• _EXERCISE_
Leave out all pictures and give back precisely the lines from the line with "Convert this chart to D3.js code." to the line with "const xTicks = [0, 30, 60, 90, 120];", including those two lines.

• _RECORDS FOR THE TASK_
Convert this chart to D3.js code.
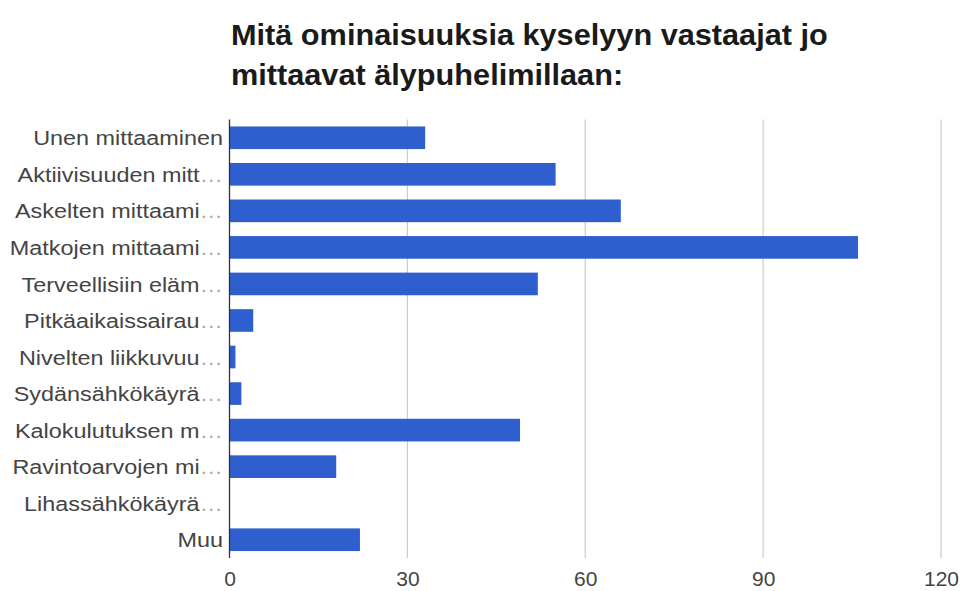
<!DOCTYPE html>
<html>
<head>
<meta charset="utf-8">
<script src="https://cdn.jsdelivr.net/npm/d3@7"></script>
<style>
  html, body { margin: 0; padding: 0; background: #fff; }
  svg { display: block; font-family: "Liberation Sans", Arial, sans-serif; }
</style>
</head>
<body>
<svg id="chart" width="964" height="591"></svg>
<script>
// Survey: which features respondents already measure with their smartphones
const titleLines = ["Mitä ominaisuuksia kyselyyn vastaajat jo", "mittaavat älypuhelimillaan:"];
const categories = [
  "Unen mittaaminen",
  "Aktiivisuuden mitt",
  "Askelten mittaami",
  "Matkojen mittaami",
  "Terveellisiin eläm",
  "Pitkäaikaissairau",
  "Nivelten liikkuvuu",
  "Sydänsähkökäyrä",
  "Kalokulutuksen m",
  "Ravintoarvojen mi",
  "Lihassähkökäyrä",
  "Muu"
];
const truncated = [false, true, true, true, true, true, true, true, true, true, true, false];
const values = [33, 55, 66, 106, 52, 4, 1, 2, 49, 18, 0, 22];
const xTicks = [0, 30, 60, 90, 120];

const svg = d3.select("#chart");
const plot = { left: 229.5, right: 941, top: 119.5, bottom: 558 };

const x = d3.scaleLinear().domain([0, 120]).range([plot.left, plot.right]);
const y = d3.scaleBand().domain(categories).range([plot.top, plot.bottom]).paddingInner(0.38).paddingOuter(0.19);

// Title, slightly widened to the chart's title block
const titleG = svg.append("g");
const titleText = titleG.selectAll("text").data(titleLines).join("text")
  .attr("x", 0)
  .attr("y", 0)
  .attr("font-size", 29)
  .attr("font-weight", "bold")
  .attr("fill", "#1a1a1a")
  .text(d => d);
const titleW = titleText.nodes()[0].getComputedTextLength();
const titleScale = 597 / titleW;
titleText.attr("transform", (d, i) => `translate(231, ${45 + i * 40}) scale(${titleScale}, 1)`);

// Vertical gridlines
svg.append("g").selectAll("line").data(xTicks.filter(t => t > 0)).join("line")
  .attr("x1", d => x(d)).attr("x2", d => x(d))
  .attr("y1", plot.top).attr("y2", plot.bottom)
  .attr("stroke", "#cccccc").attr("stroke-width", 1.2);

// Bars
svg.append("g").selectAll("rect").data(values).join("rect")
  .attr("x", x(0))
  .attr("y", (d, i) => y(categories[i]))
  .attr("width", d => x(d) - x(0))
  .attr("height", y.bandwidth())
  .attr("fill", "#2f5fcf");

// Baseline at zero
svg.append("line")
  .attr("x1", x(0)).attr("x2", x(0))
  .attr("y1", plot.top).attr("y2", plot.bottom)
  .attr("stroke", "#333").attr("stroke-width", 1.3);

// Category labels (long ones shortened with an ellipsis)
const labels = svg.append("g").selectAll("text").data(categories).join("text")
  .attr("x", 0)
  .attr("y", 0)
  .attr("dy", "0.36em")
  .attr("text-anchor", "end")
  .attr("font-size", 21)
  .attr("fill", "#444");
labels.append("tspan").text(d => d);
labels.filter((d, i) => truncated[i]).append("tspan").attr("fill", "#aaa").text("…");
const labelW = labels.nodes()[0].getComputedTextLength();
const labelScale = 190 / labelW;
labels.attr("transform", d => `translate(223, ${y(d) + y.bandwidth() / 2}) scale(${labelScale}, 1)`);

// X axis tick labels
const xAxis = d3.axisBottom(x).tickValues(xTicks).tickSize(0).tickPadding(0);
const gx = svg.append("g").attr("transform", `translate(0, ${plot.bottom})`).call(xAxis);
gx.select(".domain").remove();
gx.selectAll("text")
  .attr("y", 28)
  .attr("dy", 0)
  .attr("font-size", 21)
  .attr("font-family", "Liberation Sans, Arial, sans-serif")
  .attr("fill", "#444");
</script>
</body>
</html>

* * *

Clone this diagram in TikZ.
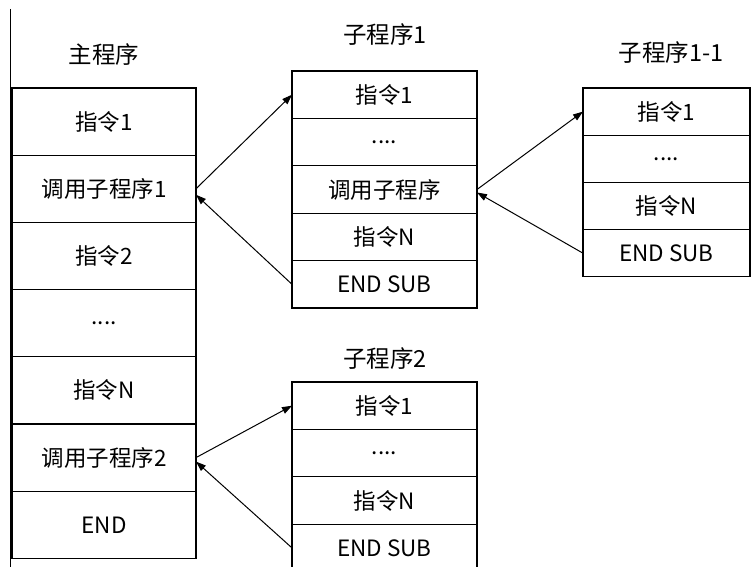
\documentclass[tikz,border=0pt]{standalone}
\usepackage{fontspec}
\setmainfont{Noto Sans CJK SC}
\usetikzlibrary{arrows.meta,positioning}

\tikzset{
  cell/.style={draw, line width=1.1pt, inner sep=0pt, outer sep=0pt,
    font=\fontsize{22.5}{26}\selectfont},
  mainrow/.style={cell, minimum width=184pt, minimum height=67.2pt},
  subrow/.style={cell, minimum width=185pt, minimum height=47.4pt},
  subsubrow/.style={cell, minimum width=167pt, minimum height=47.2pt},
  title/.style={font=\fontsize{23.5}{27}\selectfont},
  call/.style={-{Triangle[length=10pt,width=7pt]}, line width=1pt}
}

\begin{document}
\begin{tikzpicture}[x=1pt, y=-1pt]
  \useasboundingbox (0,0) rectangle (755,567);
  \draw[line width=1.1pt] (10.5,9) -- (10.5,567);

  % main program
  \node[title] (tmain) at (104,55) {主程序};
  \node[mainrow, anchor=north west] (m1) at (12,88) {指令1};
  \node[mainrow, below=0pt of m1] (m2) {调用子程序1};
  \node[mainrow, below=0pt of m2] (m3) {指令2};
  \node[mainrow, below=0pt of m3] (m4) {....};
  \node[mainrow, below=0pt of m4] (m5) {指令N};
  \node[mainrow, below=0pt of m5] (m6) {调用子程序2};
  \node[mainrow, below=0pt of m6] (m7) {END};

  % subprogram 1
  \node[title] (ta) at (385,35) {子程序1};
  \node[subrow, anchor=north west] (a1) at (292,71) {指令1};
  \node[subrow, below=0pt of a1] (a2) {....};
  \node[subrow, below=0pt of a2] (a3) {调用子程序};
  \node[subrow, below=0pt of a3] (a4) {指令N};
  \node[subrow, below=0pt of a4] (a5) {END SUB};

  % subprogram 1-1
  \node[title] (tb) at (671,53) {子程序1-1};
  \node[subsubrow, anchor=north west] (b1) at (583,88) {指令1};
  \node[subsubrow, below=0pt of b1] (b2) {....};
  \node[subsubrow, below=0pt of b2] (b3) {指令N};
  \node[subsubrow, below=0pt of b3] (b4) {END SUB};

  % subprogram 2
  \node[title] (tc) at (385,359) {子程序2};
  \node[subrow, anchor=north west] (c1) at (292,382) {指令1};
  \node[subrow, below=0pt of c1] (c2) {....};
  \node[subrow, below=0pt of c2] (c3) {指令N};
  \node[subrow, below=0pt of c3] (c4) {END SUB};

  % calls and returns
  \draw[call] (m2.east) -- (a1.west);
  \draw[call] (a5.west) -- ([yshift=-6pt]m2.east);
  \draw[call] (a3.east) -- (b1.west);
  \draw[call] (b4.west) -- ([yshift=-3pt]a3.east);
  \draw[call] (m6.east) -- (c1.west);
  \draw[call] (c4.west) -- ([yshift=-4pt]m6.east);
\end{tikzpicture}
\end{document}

---

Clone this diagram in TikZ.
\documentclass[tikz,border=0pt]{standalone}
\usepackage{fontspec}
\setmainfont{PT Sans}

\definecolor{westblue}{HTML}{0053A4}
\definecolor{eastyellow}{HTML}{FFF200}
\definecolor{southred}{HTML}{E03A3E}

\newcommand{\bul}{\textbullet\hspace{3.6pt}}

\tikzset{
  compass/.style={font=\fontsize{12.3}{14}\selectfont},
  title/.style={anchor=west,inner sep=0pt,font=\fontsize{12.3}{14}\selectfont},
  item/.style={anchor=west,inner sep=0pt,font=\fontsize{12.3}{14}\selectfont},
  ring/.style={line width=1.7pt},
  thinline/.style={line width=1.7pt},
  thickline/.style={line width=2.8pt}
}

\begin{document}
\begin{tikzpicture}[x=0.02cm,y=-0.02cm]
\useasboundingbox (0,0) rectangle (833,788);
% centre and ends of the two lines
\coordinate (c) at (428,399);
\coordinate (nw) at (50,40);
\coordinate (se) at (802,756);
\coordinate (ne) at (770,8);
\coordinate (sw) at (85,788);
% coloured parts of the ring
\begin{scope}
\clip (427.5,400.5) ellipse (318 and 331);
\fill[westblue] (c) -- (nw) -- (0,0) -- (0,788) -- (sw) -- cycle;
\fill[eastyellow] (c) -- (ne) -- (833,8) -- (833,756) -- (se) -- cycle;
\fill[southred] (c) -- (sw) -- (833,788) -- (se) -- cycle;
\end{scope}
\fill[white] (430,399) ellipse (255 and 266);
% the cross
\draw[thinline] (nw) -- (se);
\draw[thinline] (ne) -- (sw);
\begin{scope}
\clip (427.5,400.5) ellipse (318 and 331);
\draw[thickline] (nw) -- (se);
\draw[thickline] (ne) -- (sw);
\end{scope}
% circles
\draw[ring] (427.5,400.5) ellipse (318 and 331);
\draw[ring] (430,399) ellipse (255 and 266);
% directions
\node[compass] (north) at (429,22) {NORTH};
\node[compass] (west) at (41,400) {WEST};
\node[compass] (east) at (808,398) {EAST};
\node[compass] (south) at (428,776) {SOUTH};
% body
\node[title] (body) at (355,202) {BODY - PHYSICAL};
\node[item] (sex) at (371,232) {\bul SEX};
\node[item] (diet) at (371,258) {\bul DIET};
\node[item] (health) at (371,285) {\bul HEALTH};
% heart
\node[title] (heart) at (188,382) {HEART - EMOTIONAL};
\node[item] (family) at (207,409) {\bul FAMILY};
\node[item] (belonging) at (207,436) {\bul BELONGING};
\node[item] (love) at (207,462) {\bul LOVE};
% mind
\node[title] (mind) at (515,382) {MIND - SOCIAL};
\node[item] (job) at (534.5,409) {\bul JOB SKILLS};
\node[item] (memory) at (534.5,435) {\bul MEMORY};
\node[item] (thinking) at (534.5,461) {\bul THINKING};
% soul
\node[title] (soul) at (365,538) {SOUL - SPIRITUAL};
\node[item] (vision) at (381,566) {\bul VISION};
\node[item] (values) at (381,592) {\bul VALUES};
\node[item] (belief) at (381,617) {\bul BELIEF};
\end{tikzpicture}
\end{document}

• _OUTPUT_
Convert this chart to D3.js code.
<!DOCTYPE html>
<html>
<head>
<meta charset="utf-8">
<script src="https://cdn.jsdelivr.net/npm/d3@7"></script>
<style>
  html, body { margin: 0; padding: 0; background: #fff; }
  svg { display: block; font-family: "Liberation Sans", Arial, sans-serif; }
</style>
</head>
<body>
<svg id="chart" width="964" height="591"></svg>
<script>
// Survey: which features respondents already measure with their smartphones
const titleLines = ["Mitä ominaisuuksia kyselyyn vastaajat jo", "mittaavat älypuhelimillaan:"];
const categories = [
  "Unen mittaaminen",
  "Aktiivisuuden mitt",
  "Askelten mittaami",
  "Matkojen mittaami",
  "Terveellisiin eläm",
  "Pitkäaikaissairau",
  "Nivelten liikkuvuu",
  "Sydänsähkökäyrä",
  "Kalokulutuksen m",
  "Ravintoarvojen mi",
  "Lihassähkökäyrä",
  "Muu"
];
const truncated = [false, true, true, true, true, true, true, true, true, true, true, false];
const values = [33, 55, 66, 106, 52, 4, 1, 2, 49, 18, 0, 22];
const xTicks = [0, 30, 60, 90, 120];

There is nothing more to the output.